Shabbos is one of the components of Jewish culture that I think has great intrinsic value. This is especially true of Orthodox Shabbosim, which force one to pause, to disconnect from the headlong race of day-to-day life with its never-ending to-do list. It's no accident that kiruv workers often use Shabbos meals to introduce potential baalei teshuva to frumkeit. Shabbos really is a wonderful institution.
What is it about Shabbos that makes it valuable, though? It's not the endless list of "shalt nots" that many people, especially kids, experience as suffocating restrictions. Nor is it the religious goals of remembrance of Creation and connection to God, though that plays a role for many religious people. What makes it valuable to me is the way it punctuates the week and gives it structure. It's one day a week to step back from my to-do list and spend time with family and friends. To put on nice clothing, to eat better-than-usual meals that have been prepared in advance off of nicer-than-usual dishes, to not worry about cleaning up immediately, to read, to relax, to spend hours socializing and playing with my kids.

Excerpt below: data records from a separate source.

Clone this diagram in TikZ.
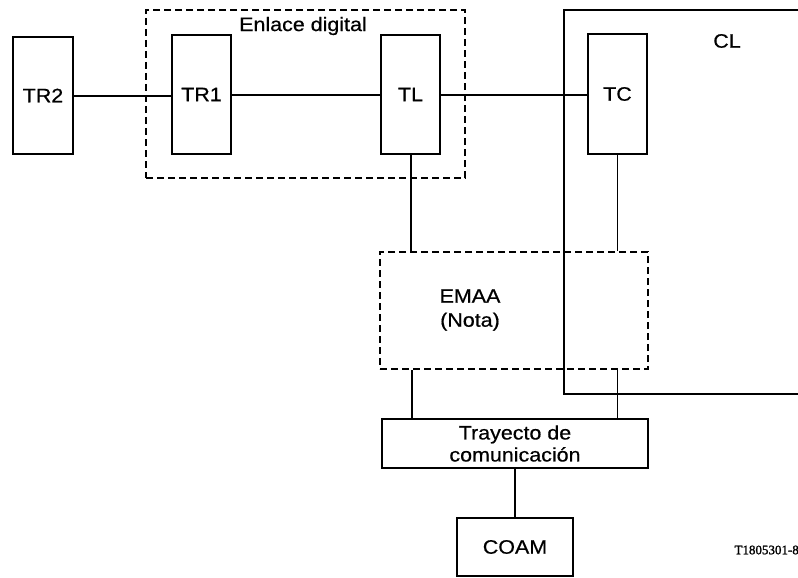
\documentclass[tikz,border=0pt]{standalone}
\usepackage{fontspec}
\setmainfont{Liberation Sans}[FakeStretch=1.1,FakeBold=0.6]
\newfontfamily\serifnote{Liberation Serif}[FakeBold=1.5]
\begin{document}
\begin{tikzpicture}[x=1pt,y=-1pt,
  blk/.style={draw, line width=2pt, inner sep=0pt, font=\fontsize{19.5}{22}\selectfont, align=center},
  dbox/.style={draw, line width=2pt, dash pattern=on 7pt off 4pt, inner sep=0pt},
  conn/.style={line width=2pt},
  thinconn/.style={line width=1.2pt},
  lbl/.style={font=\fontsize{19.5}{24}\selectfont, align=center, inner sep=0pt}]
\useasboundingbox (0,0) rectangle (798,578);
% enlace digital dashed group
\node[dbox, minimum width=319, minimum height=168] (enl) at (305.5,94) {};
\node[lbl] (enllbl) at (303,26) {Enlace digital};
% CL box (open right)
\coordinate (clt) at (798,10);
\coordinate (clb) at (798,394);
\draw[line width=1.6pt] (clt) -- (564,10) -- (564,394) -- (clb);
\node[lbl] (cllbl) at (727,41) {CL};
% blocks
\node[blk, minimum width=60, minimum height=117] (tr2) at (43,95.5) {TR2};
\node[blk, minimum width=59, minimum height=119] (tr1) at (201.5,94.5) {TR1};
\node[blk, minimum width=59, minimum height=119] (tl) at (410.5,94.5) {TL};
\node[blk, minimum width=59, minimum height=120] (tc) at (617.5,94) {TC};
% EMAA
\node[dbox, minimum width=268, minimum height=117] (emaa) at (514,310.5) {};
\node[lbl] (emaatxt) at (470,310) {EMAA\\(Nota)};
% trayecto
\node[blk, minimum width=266, minimum height=49] (tray) at (515,443.5) {Trayecto de\\comunicación};
\node[blk, minimum width=116, minimum height=58] (coam) at (515,547) {COAM};
\node[font=\serifnote\fontsize{13}{15}\selectfont, anchor=east, inner sep=0pt] (ref) at (799,550) {T1805301-8};
% connectors
\draw[conn] (tr2.east) -- (tr1.west |- tr2.east);
\draw[conn] (tr1.east) -- (tl.west |- tr1.east);
\draw[conn] (tl.east) -- (tc.west |- tl.east);
\draw[conn] (tl.south) -- (tl.south |- emaa.north);
\draw[thinconn] (tc.south) -- (tc.south |- emaa.north);
\draw[conn] ([xshift=1.5pt]tl.south |- emaa.south) -- ([xshift=1.5pt]tl.south |- tray.north);
\draw[thinconn] (tc.south |- emaa.south) -- (tc.south |- tray.north);
\draw[conn] (tray.south) -- (coam.north);
\end{tikzpicture}
\end{document}
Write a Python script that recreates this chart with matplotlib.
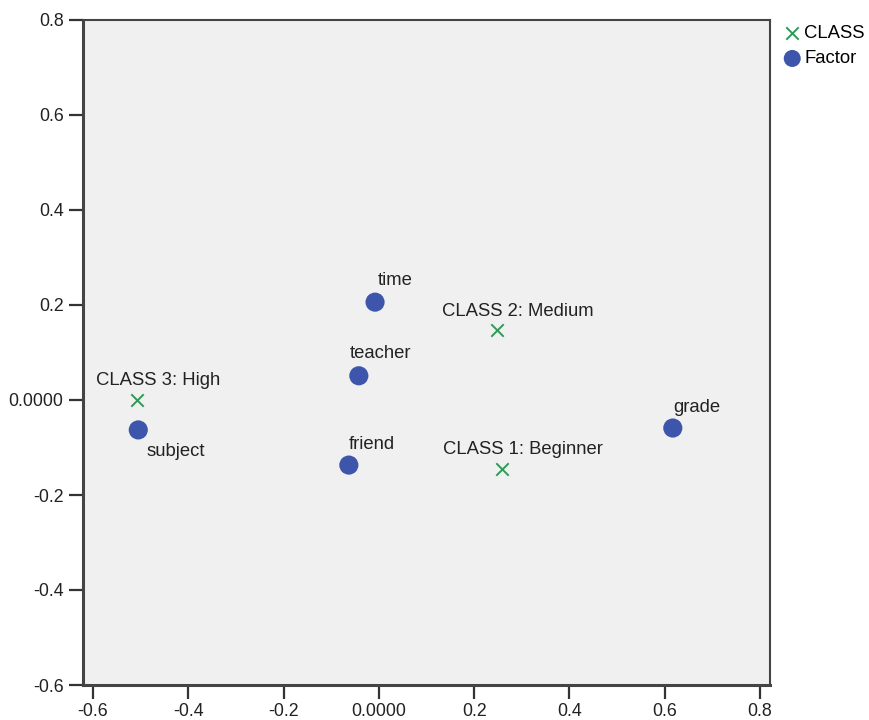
import matplotlib
matplotlib.use("Agg")
import matplotlib.pyplot as plt

plt.rcParams['font.family'] = ['Liberation Sans', 'DejaVu Sans']

factor_names = ["time", "teacher", "friend", "subject", "grade"]
factor_x = [-0.008, -0.042, -0.063, -0.505, 0.617]
factor_y = [0.206, 0.051, -0.137, -0.063, -0.059]

class_names = ["CLASS 3: High", "CLASS 2: Medium", "CLASS 1: Beginner"]
class_x = [-0.508, 0.248, 0.259]
class_y = [0.0, 0.147, -0.145]

ticks = [-0.6, -0.4, -0.2, 0.0, 0.2, 0.4, 0.6, 0.8]
tick_labels = ["-0.6", "-0.4", "-0.2", "0.0000", "0.2", "0.4", "0.6", "0.8"]

blue = "#3d56ab"
green = "#2e9a57"

fig = plt.figure(figsize=(8.69, 7.2), dpi=100)
ax = fig.add_axes([83/869, 35/720, 687/869, 665/720])
ax.set_facecolor("#f0f0f0")

ax.scatter(class_x, class_y, marker="x", s=80, color=green, linewidths=1.4, label="CLASS", zorder=3)
ax.scatter(factor_x, factor_y, marker="o", s=190, color=blue, edgecolors="none", label="Factor", zorder=3)

fs = 13.3
tfs = 12.8
offsets_f = {"time": (20, 22), "teacher": (22, 22), "friend": (23, 21), "subject": (38, -22), "grade": (24, 21)}
for n, x, y in zip(factor_names, factor_x, factor_y):
    dx, dy = offsets_f[n]
    ax.annotate(n, (x, y), xytext=(dx, dy), textcoords="offset pixels",
                ha="center", va="center", fontsize=fs, color="#222222")
for n, x, y in zip(class_names, class_x, class_y):
    ax.annotate(n, (x, y), xytext=(21, 19), textcoords="offset pixels",
                ha="center", va="center", fontsize=fs, color="#222222")

ax.set_xlim(-0.621, 0.821)
ax.set_ylim(-0.6, 0.8)
ax.set_xticks(ticks)
ax.set_xticklabels(tick_labels)
ax.set_yticks(ticks)
ax.set_yticklabels(tick_labels)
ax.tick_params(axis="both", direction="out", length=10, width=1.6, color="#333333",
               labelsize=tfs, labelcolor="#222222", pad=4)
ax.tick_params(axis="x", pad=3)
for s in ax.spines.values():
    s.set_color("#444444")
    s.set_linewidth(1.5)
ax.spines["left"].set_linewidth(2.2)
ax.spines["bottom"].set_linewidth(2.2)

leg = fig.legend(loc="upper left", bbox_to_anchor=(783/869, 1 - 25/720), frameon=False,
                 fontsize=fs, handletextpad=0.15, borderaxespad=0, labelspacing=0.45,
                 handlelength=1.0, borderpad=0)
leg.legend_handles[1].set_sizes([150])

fig.savefig("out.png", dpi=100)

For Shabbos to work, it needs to be consistent and somewhat binding, if only in the sense that one makes a commitment to stick to the rules one has decided on. Otherwise it becomes too easy to do just this one important thing, or just run that errand - it won't take too long - and the value of the day evaporates as our to-do lists assert themselves. Given that what makes the day valuable is the break from routine, the gravitas of and enjoyment from fancy things, and the time spent with family and friends, what would be the rules for a Shabbos built with those goals in mind instead of the religious strictures that have evolved over the millennia?
A few suggestions:
- Thou shalt observe the Sabbath from 6:.30 PM Friday night to 6:30 PM Saturday night.
- Thou shalt honor and lend gravitas to the Sabbath with finer-than-usual clothing, food, and tableware.
- Thou shalt not consume electronic media on the Sabbath.
- Thou shalt not engage in business on the Sabbath.
- Thou shalt not run errands on the Sabbath.
- Thou shalt not prepare meals on the Sabbath; only add necessary last-minute touches and heat dishes as necessary.
- Thou shalt feast on the Sabbath; Friday dinner and Satruday lunch thou shalt make special.
- Thou shalt begin Sabbath meals with a ritual of some sort. Kiddush is traditional, but any similar sort of ritual will serve. (Rituals surrounding meals have been shown to increase enjoyment of those meals.)
- Thou shalt not travel on the Sabbath for more than an hour in any direction from the spot where you are when the Sabbath begins.
- Thou shalt not travel in a vehicle on the Sabbath except for the purpose of socialization.
- Thou shalt not be productive on the Sabbath.